Myths & Facts about Hospices

As a Strategic Account Manager for Hospice & Palliative Care Charlotte Region I like to start many of my educational in-services and community events with a question: “What do you think of when you hear the word ‘hospice’?”  As you can imagine, depending on the crowd I receive a multitude of answers to that question.  Based on these answers I wanted to share some of the most common hospice myths and misconceptions that our staff must overcome when educating the Charlotte community about end of life care.


Myth: Hospice is a place that caters to the terminally ill before they die.

Fact: Established in the United States in 1974, hospice is a concept of care that focuses on intense-symptom management for patients with life-limiting illnesses. The majority of that care is provided in whatever setting is best for the patient and family. The care may be in their private residence, a loved one’s home, a senior living community or a specialized Inpatient Hospice House, allowing patients to live the final days in comfort and security while being cared for by an expert, compassionate medical team.  Hospice does not have to be a destination but it may be helpful to ask a hospice organization if they do have an Inpatient Hospice House that your loved one can utilize if they cannot be well managed at home.

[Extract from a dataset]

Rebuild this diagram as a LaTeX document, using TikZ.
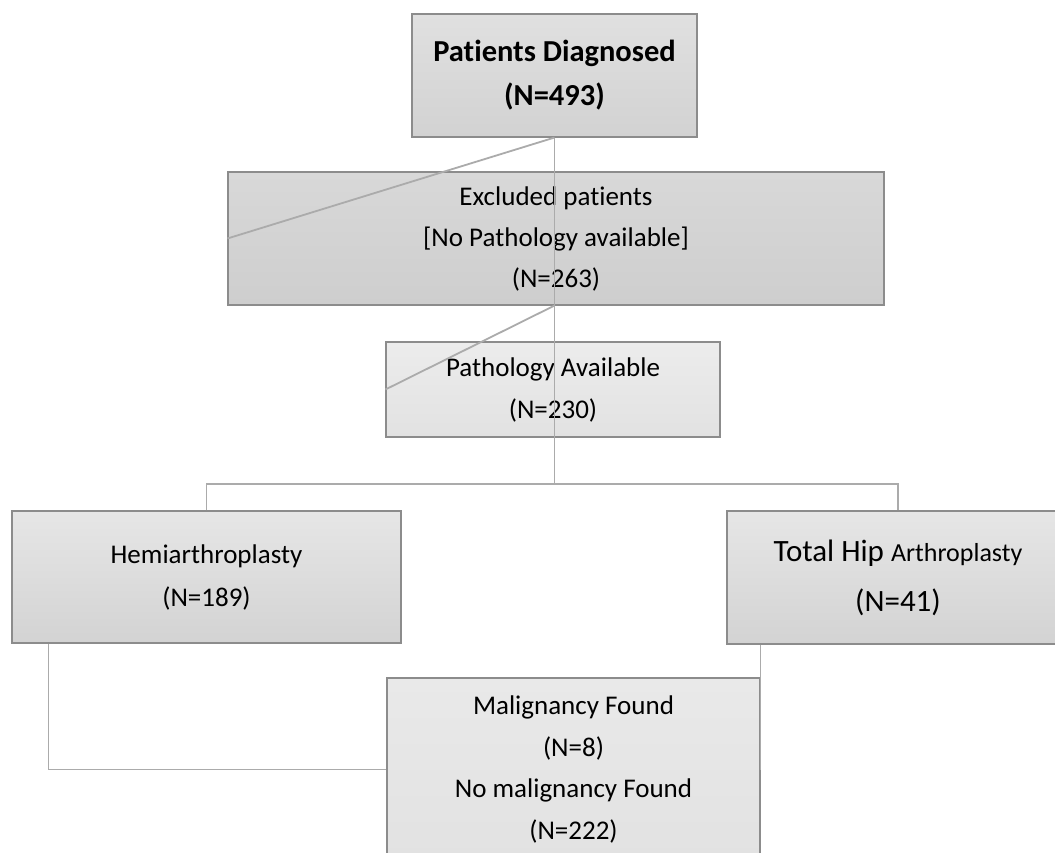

Myth: Hospice care is only eligible in the final days of life.

Fact: A patient is appropriate for hospice care when they receive a terminal prognosis of 6 months or less when their disease takes its natural course.  If a patient is in hospice for longer than 6 months a determination has to be made to recertify the care by determining if the patient continues to meet the criteria for care. If it is determined a patient is no longer eligible for care, the patient is discharged from hospice services; however, those services can be picked up again as needed.

Myth: The physician decides whether a patient can receive hospice care and through which organization a patient should receive that care.

Fact: Patients have a choice when they are faced with a life-limiting terminal illness. A physician’s role is to offer recommendations for care, and hospice care can be a part of that recommendation. While physicians may offer a referral for care, it is ultimately the patients’ decision on where they receive care and who they receive it from, making patient education incredibly important so that they choose the hospice that is best aligned with their care goals.

Myth: If I choose hospice I have to give up my primary care physician.

Fact: A hospice care team relies on the patient history and expertise of the primary care physician and works closely with the physician to ensure the patients’ needs are being met.

Myth: Hospice care is for patients who have received a terminal cancer diagnosis.

Fact: Only about 27% of patients in hospice care have cancer, while dementia, alzheimer’s, congestive heart failure, and respiratory diseases are rising as primary reasons for a hospice referral.

Myth: I have to sign a Do Not Resuscitate (DNR) order before I can receive hospice care

Fact: The patient can receive hospice care without signing a DNR. The hospice regulation actually says that hospices cannot discriminate against patients because of their advance directive choices.

Myth: Hospice care is expensive if you are not eligible for Medicare.

Fact: If a patient is under the age of 65 and not eligible for the Medicare or Medicaid benefit, insurance coverage is available through many private insurance plans. In addition, many not-for-profit hospices cover all patients regardless of their ability to pay.

Myth: Choosing hospice is giving up on life

Fact: Hospice is a holistic care that addresses the spiritual, emotional and medical needs of the patient and their families. Hospice allows patients to focus not on the life they have left, but on making the most of the life that remains. At its’ center, hospice care is about life, not about death.